---------- Supplied material ----------
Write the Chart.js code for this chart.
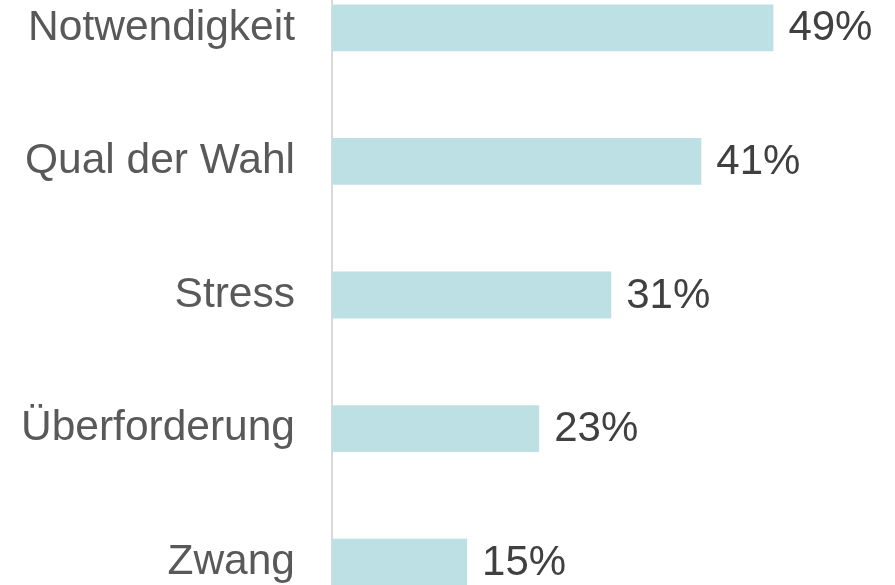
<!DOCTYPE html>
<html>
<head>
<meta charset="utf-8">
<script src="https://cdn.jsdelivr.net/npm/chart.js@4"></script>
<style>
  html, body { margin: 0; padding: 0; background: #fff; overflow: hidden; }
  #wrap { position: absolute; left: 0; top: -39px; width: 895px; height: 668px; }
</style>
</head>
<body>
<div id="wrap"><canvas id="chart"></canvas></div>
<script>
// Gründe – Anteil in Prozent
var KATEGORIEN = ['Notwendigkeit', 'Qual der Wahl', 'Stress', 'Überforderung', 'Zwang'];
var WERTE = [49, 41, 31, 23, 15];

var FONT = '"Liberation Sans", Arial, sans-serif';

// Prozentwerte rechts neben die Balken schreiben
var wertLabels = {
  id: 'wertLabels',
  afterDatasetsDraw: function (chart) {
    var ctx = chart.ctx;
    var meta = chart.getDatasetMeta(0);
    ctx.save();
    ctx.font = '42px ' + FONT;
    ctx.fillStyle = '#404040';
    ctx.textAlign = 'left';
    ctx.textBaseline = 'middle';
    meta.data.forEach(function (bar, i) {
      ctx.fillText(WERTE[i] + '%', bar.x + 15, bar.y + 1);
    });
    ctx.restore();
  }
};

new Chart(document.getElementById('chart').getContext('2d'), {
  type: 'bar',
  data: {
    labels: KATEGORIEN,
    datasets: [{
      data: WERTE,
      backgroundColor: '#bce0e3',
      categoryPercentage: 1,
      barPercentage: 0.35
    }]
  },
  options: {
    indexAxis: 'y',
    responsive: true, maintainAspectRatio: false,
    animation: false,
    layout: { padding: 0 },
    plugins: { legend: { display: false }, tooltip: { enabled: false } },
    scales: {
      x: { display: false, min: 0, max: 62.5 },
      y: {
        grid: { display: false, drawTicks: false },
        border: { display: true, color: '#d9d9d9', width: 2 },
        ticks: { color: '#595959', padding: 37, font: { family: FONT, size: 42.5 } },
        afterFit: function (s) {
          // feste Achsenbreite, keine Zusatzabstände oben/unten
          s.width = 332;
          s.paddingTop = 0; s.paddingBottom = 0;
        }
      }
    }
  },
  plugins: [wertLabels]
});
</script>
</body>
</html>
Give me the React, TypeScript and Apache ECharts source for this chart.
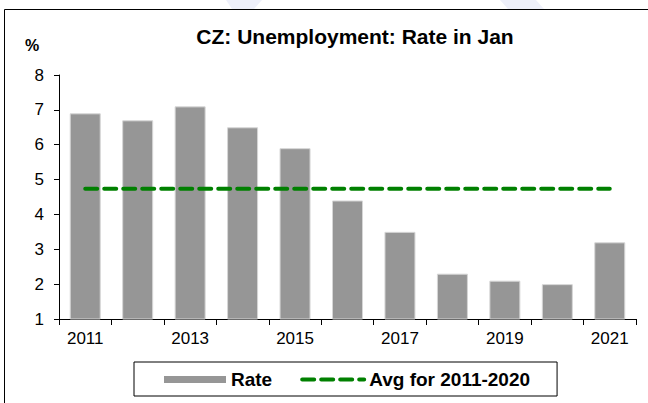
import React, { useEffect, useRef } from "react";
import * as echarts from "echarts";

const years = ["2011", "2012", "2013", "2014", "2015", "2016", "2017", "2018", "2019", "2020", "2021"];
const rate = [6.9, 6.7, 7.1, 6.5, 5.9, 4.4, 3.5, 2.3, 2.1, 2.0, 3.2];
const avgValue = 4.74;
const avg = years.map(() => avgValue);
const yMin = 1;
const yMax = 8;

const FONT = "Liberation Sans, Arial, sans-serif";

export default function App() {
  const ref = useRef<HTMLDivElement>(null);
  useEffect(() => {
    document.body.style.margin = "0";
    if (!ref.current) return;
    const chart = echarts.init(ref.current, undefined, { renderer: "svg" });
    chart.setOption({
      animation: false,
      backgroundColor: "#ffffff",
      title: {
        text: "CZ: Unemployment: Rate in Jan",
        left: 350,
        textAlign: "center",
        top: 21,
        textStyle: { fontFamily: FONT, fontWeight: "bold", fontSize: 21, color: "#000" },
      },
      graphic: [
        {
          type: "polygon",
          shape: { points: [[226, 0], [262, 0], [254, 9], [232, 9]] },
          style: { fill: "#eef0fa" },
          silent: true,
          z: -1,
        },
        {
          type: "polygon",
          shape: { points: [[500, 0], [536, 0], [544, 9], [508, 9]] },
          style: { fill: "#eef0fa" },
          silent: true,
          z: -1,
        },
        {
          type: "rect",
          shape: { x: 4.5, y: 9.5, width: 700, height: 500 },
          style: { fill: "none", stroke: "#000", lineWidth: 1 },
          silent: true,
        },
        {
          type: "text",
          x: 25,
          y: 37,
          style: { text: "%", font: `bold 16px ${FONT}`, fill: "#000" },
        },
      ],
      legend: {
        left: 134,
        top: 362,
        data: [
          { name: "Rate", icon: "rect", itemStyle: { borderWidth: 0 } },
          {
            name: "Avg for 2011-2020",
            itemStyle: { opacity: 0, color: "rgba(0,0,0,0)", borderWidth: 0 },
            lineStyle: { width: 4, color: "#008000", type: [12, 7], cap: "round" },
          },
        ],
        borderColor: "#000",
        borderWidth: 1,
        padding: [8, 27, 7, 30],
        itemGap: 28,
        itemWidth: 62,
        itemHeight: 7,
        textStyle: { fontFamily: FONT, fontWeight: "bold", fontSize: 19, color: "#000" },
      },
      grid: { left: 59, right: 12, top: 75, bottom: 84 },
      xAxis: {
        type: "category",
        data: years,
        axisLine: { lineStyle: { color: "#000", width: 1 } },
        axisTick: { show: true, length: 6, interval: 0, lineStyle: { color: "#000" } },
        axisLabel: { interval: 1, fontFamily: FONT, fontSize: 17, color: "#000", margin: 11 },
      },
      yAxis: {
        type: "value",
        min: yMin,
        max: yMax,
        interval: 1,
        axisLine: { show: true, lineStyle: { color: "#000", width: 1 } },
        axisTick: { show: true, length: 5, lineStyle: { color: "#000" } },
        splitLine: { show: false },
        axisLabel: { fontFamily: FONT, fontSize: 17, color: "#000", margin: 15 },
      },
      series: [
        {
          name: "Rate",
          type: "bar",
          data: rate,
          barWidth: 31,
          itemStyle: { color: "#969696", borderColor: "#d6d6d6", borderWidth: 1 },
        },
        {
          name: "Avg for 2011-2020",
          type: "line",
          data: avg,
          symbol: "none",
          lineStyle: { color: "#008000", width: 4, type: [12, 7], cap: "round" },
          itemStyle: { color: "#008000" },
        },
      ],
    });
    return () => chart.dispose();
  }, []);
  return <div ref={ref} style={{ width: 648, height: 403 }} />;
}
----------
### What you will do
For the string "React", count the lines of the entries above that include it; answer with the number only.

### Output for this task
2